* FDI into Zimbabwe drops 59 pct in first six months
* Shunned by the West, Mugabe seeks Chinese investment
* As bank defaults rise, lenders tighten credit
By MacDonald Dzirutwe
HARARE, Aug 25 Foreign investment into Zimbabwe
plunged 59 percent to $67 million in the first half of this
year, the central bank said on Monday, reflecting worries over
President Robert Mugabe's policies and the risk of investing in
Mugabe, at 90 Africa's oldest leader and one of its
longest-serving, is visiting China this week. Officials say he
will seek funds to rebuild decaying roads, rail and power
facilities and to help mechanise Zimbabwe's agriculture.
Official data show China has extended $1 billion in loans to
Zimbabwe since 2009 and trade between the two nations rose to $1
billion last year from $300 million five years ago.
Mugabe has increasingly leaned on China after being shunned
by Western trade and financial partners. They have been put off
by concern over human rights and alleged fraud in elections won
by the president and his ZANU-PF party.
Announcing the drop in foreign direct investment, Reserve
Bank of Zimbabwe governor John Mangudya said exports, mostly
minerals and tobacco, were also down 13 percent in the first
half of the year, to $1.3 billion, compared with the first six
months of 2013.
"There is therefore need for the country to create an
investor-friendly environment so as to tap into these external
capital resources to boost employment, production and exports,"

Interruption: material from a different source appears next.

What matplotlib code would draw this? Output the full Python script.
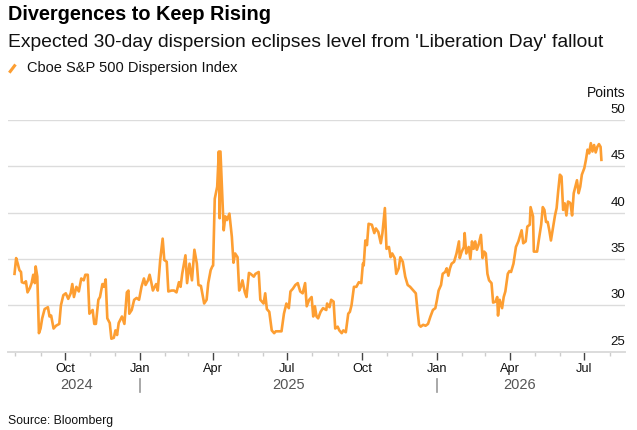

Mangudya said in a half-year monetary policy statement.
Zimbabwe's economy is experiencing a serious dollar crunch
and electricity shortages. Several companies have failed to pay
salaries or have closed altogether, in a country where only
500,000 out of a total 13 million people hold formal jobs.
The economy did return to growth in 2009, after nearly a
decade of recession, when Mugabe was forced to share power with
his opposition rivals. But his landslide victory last year has
coincided with a rapid slowdown.
The government has cut its growth target for this year to
3.1 percent from 6.1 percent previously.
Mangudya said the tough economic conditions had strained the
capacity of companies and individuals to repay loans. The
percentage of non-performing loans out of total loans had risen
to 18.5 percent from 17 percent at the start of the year. Banks
in turn have tightened their lending to customers.
"Reduced credit is leading to a decline in economic growth,
private consumption, job losses and decrease in government
revenue," Mangudya said.
Mangudya said liquidity problems among banks meant foreign
banks like units of Barclays Bank plc and Standard
Chartered and larger local lenders would have to raise
their minimum capital to $100 million by 2020 from the current
$25 million. Smaller banks would be required to maintain minimum
capital of $25 million.
Mangudya said in order to ease the dollar crunch in the
economy, banks would now be required to keep only five percent
of their foreign currency offshore, down from 30 percent.